Emotional Communication in Training
There’s a tendency in dog training to reduce everything down to mechanics.
Cues. Markers. Rewards. Timing.
And while those things matter, they’re not the whole picture.
Because dogs aren’t just responding to what you do.
They’re responding to how you are.
A dog doesn’t experience training as a sequence of steps.
They experience it as an interaction.
An atmosphere.
A feeling.
You can run the same exercise, use the same reward, give the same cue—
and get completely different results depending on what sits underneath it.
Tension.
Frustration.
Clarity.
Enjoyment.
Intent.
Dogs are exceptionally good at reading this.
Not in a vague or mystical way—but in something very real and observable.
They adjust:
how quickly they respond
how much effort they give
how long they stay engaged
based on what they feel coming from you.
This is where a lot of training quietly breaks down.
Because on the surface, everything looks correct.
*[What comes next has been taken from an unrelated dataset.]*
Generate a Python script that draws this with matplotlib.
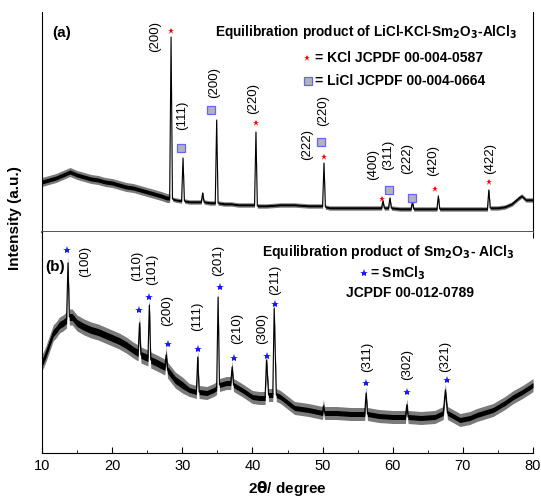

The handler is doing the right exercise.
Using the right rewards.
Following the right steps.
But the dog is flat.
Or hesitant.
Or just… not quite in it.
And the answer usually isn’t more structure.
It’s better communication.
Not louder.
Not more animated.
But more congruent.
If you want engagement, your presence has to invite it.
If you want effort, your timing has to support it.
If you want the dog to stay in the work, the experience has to feel worth staying in.
This is what people try to bypass when they rush to control.
But control without emotional engagement is fragile.
It might hold together in quiet environments.
But under pressure, distraction, or uncertainty—it falls apart.
Because the dog isn’t truly in the work.
They’re just complying with it.
This is also where the difference lies between a dog that is working for reward, and a dog that values the work itself.
If the experience is right—if the communication is clear, consistent, and emotionally meaningful—the work stops being something the dog does for something else.
It becomes something they want to be part of.
Not because they’re being paid.
Because the work itself has become valuable.
When emotional communication is clear, everything changes.
The dog doesn’t just understand the task.
They want to be part of it.
And that’s where real training begins.